• _EXERCISE BRIEF_
Leave the pictures out and retype the lines from the beginning through the line with "dm_r = [1.35, 1.95, 3.05, 3.10, 4.78, 5.55, 3.63, 3.78]", both ends included.

• _GIVEN INFORMATION_
• • • • • • •

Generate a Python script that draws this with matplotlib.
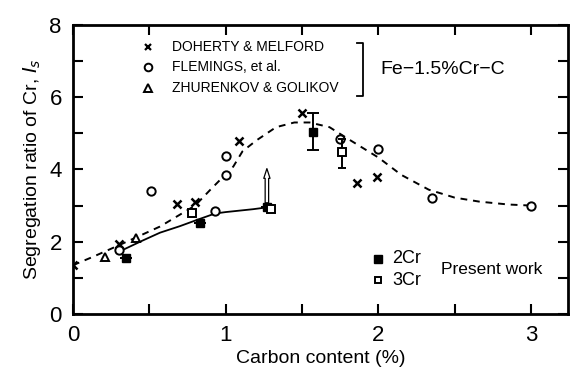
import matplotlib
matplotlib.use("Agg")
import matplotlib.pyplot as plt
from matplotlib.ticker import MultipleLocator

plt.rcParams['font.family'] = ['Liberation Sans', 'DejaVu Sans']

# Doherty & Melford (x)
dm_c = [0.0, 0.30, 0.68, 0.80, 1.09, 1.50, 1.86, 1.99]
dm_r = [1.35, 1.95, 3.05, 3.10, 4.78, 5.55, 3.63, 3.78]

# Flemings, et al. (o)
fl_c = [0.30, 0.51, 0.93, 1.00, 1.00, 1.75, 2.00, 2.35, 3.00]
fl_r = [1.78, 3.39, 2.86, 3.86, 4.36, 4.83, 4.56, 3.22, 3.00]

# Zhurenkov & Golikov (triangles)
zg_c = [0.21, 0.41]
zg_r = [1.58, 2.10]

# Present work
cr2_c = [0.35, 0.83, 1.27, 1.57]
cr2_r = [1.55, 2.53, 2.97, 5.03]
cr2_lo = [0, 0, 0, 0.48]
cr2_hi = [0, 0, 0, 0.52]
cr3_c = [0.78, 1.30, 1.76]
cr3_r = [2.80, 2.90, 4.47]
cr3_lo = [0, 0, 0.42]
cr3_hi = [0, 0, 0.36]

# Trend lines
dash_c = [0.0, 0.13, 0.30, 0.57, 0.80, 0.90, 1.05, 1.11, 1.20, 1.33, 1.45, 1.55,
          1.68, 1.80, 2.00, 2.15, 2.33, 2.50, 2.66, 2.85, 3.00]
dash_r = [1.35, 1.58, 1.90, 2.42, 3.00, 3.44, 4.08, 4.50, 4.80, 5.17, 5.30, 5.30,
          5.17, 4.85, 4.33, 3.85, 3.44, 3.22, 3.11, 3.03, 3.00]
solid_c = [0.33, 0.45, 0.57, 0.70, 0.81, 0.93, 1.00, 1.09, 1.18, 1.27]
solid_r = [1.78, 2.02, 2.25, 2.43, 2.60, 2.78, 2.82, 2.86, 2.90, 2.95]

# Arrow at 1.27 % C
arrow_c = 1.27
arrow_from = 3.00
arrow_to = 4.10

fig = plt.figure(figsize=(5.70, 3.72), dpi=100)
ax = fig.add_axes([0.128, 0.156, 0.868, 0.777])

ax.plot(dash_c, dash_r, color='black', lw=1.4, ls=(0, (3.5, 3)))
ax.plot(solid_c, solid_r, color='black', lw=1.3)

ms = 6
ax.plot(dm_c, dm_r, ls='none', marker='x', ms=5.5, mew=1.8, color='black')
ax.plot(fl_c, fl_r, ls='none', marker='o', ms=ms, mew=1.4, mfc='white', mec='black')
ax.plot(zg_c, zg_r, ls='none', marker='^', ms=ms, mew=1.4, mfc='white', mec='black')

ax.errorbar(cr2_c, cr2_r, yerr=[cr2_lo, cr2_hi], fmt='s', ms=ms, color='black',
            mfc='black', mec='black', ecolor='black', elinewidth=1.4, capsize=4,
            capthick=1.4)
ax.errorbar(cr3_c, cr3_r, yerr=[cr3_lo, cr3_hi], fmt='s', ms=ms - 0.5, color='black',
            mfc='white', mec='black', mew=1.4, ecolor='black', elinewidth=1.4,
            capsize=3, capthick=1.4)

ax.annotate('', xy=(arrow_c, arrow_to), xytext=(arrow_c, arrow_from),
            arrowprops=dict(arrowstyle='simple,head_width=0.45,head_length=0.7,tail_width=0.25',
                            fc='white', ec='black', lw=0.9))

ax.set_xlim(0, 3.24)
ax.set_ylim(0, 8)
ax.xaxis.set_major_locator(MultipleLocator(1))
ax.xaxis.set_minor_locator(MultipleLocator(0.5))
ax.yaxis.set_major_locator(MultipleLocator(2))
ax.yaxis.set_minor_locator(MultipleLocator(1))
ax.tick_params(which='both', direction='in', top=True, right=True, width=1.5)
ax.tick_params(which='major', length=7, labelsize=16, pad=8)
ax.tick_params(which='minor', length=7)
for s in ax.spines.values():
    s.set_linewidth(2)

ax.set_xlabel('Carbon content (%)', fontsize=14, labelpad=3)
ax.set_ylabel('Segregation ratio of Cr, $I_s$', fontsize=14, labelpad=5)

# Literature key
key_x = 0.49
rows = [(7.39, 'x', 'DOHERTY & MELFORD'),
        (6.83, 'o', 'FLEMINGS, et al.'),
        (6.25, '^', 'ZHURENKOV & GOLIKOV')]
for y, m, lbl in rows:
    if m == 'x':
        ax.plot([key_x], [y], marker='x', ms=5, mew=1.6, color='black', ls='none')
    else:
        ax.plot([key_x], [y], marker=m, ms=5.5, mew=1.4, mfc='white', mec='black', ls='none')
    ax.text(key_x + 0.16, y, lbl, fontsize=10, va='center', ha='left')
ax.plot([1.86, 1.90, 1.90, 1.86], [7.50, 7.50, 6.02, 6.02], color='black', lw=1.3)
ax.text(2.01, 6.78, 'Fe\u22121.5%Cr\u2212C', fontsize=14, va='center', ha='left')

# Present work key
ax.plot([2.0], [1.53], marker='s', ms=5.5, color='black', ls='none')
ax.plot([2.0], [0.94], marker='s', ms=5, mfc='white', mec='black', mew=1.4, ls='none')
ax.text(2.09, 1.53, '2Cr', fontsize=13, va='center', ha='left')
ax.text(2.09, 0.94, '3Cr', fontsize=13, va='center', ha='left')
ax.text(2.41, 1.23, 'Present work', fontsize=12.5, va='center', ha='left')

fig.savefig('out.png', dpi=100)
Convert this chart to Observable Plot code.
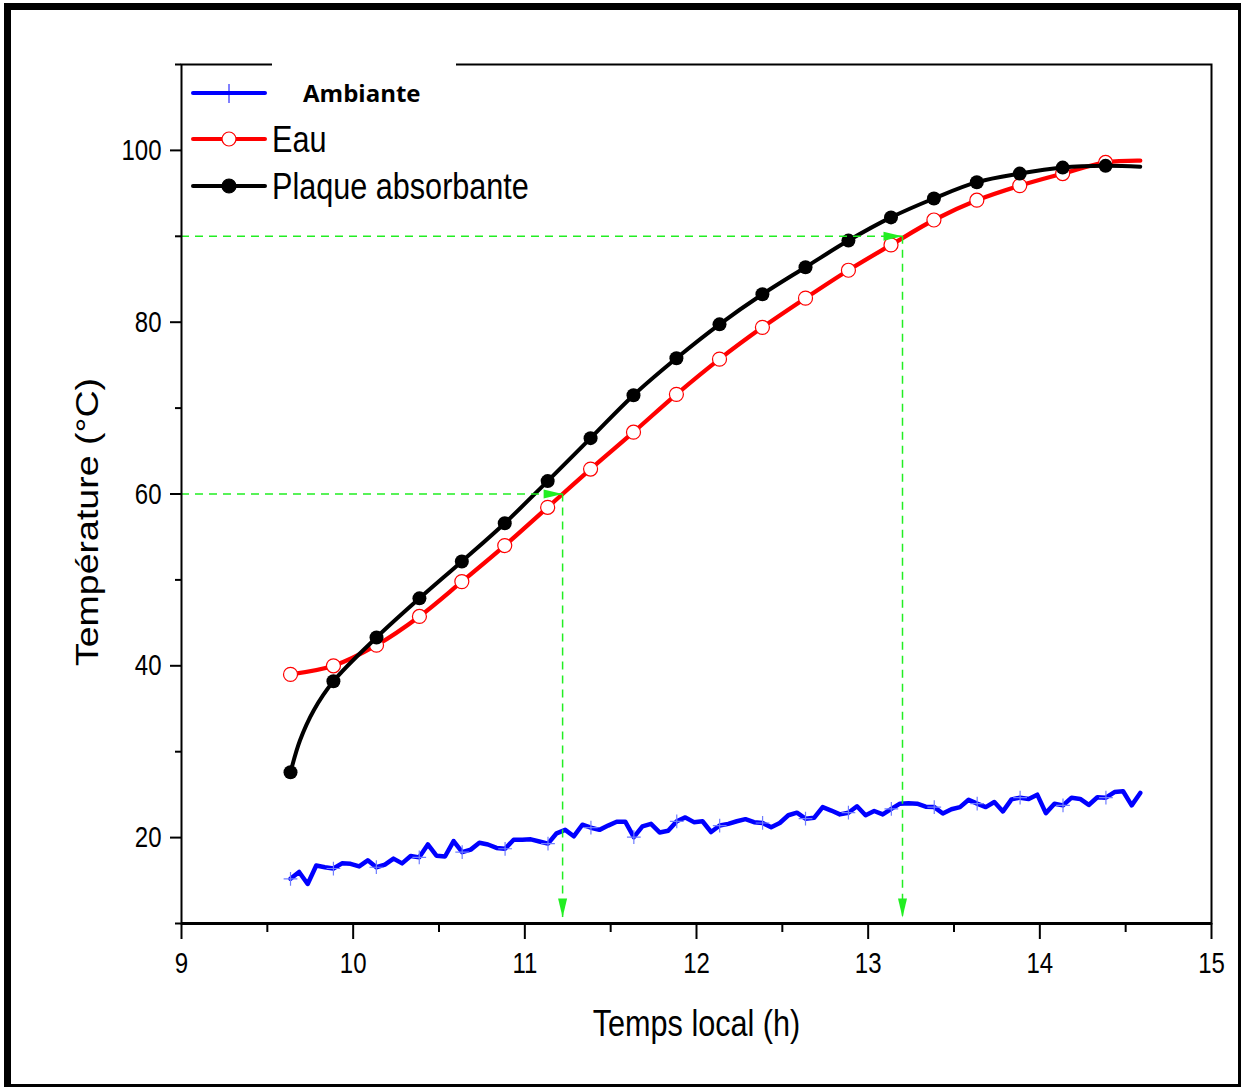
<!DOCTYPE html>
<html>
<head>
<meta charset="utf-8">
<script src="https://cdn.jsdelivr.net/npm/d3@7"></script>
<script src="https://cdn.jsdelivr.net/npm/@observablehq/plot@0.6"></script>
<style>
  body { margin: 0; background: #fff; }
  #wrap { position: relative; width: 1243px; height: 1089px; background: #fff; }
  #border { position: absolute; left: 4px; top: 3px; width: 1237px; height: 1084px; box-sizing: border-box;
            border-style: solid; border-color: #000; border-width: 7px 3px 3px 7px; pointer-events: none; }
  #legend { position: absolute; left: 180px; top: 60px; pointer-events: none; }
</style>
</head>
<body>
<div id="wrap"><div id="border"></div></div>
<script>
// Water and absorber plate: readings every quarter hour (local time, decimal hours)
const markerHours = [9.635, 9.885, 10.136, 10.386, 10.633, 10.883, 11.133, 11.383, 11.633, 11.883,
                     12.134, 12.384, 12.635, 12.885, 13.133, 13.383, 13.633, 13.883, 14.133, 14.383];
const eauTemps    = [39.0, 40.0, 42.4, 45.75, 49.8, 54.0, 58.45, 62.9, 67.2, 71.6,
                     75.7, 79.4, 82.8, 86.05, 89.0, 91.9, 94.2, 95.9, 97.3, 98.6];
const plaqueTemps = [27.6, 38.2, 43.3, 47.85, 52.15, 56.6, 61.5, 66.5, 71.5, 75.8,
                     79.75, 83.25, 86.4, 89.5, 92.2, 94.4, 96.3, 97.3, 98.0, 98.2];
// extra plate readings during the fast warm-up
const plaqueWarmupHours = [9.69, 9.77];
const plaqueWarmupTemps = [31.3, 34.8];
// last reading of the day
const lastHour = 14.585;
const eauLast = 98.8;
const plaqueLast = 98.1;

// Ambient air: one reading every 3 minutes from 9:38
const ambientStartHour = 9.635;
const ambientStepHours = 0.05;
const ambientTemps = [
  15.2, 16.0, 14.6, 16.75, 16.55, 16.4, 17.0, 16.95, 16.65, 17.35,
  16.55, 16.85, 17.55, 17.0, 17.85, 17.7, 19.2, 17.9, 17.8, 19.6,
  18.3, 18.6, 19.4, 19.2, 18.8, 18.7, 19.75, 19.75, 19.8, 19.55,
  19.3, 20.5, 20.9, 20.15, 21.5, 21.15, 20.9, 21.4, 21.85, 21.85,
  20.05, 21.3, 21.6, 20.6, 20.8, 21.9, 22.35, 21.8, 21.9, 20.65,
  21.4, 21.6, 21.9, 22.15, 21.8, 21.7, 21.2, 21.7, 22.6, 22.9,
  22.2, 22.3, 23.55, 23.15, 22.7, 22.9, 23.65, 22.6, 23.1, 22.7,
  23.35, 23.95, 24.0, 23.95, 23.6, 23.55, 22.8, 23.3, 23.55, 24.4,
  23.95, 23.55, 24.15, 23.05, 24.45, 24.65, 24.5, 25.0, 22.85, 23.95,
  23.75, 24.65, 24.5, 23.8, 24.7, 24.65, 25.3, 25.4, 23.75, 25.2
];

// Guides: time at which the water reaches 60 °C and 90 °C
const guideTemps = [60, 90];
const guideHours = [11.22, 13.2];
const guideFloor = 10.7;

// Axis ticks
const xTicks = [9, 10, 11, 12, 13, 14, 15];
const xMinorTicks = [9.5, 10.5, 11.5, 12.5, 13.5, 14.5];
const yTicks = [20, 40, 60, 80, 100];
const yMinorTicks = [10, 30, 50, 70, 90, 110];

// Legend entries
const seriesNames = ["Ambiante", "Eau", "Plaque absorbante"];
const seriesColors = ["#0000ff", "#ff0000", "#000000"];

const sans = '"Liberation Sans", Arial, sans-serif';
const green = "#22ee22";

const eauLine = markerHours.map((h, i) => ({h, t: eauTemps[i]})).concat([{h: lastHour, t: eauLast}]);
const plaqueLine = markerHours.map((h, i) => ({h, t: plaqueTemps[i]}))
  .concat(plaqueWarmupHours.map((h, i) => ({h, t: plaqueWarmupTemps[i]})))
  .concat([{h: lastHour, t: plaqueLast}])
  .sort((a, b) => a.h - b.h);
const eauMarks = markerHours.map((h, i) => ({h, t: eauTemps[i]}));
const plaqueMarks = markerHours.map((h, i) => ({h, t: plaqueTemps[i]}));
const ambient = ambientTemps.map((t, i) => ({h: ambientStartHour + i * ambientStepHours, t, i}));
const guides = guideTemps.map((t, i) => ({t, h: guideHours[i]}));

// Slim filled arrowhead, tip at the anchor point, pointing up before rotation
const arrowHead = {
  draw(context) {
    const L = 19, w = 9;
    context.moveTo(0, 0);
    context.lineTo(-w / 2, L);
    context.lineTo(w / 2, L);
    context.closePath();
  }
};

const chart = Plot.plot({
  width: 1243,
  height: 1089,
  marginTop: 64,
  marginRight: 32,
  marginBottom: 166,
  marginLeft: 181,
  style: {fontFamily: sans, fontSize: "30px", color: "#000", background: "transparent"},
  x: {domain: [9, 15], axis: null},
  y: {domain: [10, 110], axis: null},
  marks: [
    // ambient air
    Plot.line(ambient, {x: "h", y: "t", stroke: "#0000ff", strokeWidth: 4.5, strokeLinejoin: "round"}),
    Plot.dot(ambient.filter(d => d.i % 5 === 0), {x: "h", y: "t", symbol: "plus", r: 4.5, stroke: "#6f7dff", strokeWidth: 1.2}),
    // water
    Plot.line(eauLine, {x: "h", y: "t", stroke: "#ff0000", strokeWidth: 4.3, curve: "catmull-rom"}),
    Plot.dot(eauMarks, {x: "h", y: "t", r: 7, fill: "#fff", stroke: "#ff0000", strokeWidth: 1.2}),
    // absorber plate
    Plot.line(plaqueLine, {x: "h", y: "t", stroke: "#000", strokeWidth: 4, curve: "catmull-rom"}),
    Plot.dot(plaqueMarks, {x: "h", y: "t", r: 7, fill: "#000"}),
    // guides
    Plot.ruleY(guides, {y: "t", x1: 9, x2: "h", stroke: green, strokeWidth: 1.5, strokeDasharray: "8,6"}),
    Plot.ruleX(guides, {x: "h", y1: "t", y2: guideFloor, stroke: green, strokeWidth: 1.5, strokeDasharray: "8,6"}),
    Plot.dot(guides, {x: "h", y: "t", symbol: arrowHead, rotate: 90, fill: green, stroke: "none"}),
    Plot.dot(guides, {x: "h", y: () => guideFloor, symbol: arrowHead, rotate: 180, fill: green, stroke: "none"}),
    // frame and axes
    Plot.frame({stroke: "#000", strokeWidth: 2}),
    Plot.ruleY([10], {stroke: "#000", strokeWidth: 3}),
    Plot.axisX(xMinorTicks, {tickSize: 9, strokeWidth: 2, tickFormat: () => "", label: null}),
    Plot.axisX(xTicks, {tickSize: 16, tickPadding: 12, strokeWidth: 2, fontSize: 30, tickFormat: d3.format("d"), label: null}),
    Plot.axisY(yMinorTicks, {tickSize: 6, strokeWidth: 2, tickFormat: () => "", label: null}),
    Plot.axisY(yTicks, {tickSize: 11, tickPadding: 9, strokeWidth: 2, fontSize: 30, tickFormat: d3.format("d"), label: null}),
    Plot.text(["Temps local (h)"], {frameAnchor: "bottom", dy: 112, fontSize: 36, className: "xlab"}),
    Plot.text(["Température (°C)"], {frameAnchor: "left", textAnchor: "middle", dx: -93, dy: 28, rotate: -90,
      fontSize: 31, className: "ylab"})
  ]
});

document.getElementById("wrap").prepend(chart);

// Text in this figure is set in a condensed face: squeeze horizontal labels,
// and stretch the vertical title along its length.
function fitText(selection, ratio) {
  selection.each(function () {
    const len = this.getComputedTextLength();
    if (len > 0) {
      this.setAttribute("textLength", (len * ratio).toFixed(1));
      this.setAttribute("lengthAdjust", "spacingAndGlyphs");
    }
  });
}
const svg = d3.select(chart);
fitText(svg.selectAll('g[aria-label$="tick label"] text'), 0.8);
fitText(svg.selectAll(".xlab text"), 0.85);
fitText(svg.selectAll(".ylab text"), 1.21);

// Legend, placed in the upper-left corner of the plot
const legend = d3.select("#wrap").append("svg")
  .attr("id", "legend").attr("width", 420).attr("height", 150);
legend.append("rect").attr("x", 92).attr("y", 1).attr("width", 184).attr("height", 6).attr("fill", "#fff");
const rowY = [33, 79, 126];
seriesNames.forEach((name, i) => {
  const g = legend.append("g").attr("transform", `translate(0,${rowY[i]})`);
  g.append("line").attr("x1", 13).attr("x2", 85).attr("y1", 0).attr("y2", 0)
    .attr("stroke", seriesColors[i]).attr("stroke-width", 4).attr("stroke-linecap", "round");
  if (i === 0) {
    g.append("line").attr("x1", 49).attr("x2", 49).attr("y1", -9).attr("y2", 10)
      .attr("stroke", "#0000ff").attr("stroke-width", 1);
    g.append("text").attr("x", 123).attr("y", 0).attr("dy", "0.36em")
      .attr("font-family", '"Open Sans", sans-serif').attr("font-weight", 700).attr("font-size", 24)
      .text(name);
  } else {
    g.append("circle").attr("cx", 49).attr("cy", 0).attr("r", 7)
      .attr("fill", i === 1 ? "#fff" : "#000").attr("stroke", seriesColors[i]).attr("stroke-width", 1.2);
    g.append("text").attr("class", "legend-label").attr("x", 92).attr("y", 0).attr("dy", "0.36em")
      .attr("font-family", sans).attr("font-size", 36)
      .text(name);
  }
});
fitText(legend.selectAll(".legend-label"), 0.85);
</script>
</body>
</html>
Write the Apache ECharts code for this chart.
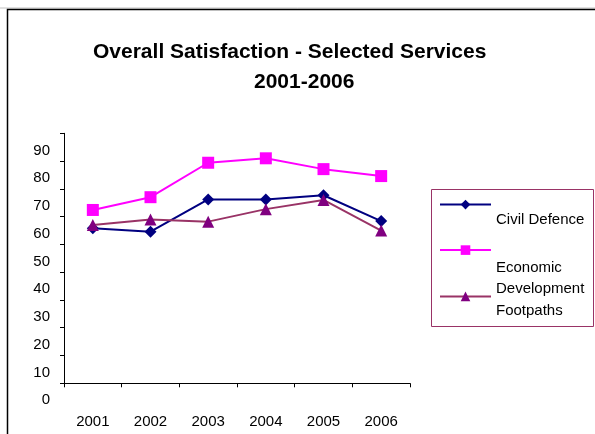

• • • • • • •

• _RESULT_
Generate a Python script that draws this with matplotlib.
import matplotlib
matplotlib.use("Agg")
import matplotlib.pyplot as plt
from matplotlib.ticker import MultipleLocator

plt.rcParams['font.family'] = ['Liberation Sans', 'DejaVu Sans']

# Doherty & Melford (x)
dm_c = [0.0, 0.30, 0.68, 0.80, 1.09, 1.50, 1.86, 1.99]
dm_r = [1.35, 1.95, 3.05, 3.10, 4.78, 5.55, 3.63, 3.78]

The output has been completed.